About the recording: There’s no way in a band I could convince all the other guys to just stay out until the second or third verse on song after song, but continuing to run my solo recording gig here (I started laying this down a month back) means that I can indulge both my love of stripped-down guitar and vocal and, as the song progresses, add in some more layers, including my most elaborate cello part yet, some newly competent snare rolls (I’ve been playing drums pretty much constantly for the past few months), some guiro (typically associated with Latin music, but I just used it in lieu of hi-hat), a little falsetto choir at the end (me four times singing “oooo”), and I’m very excited about the return here of lead guitarist Geoff Esty from my college days with The MayTricks (if you like our interaction here, try these old gems: “Love Song #1” and “Bring You Down.”) While I layered a bunch of short, harmonized acoustic lines myself, any fast any fancy playing you hear here is him, as are those tasteful licks in the early verses.
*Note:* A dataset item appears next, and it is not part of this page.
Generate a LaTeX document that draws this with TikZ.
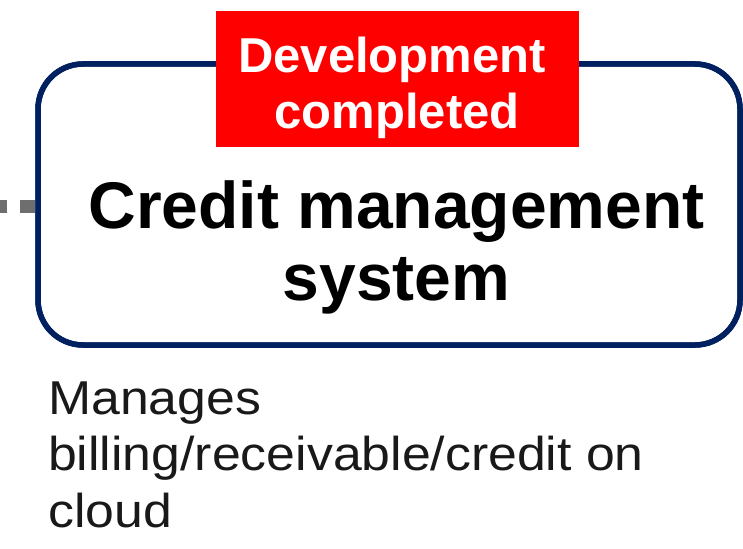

He did this cool reversed part 2.5 minutes in that I liked so much I electronically repeated it a bunch of times to make it into the bulk of the guitar solo (I did something similar over the part when the drums come in), and then he recorded this repeating/syncopated thing under much of the bridge that directly inspired my adding the percussion, and then I just harmonized some of the lines he came up with for the last chorus.
Those last layers came together more or less at the last minute; I had an oboe and a violin session both scheduled that got canceled for various reasons, and received Geoff’s part (as a single track) only a few days ago, so I had to scramble to fill all the gaps and make this seem finished to me. As a friend of mine pointed out, 20 years ago I might well have kept a song like this under three minutes, but I hope that the arrangement keeps things captivating enough to deserve the longer running time.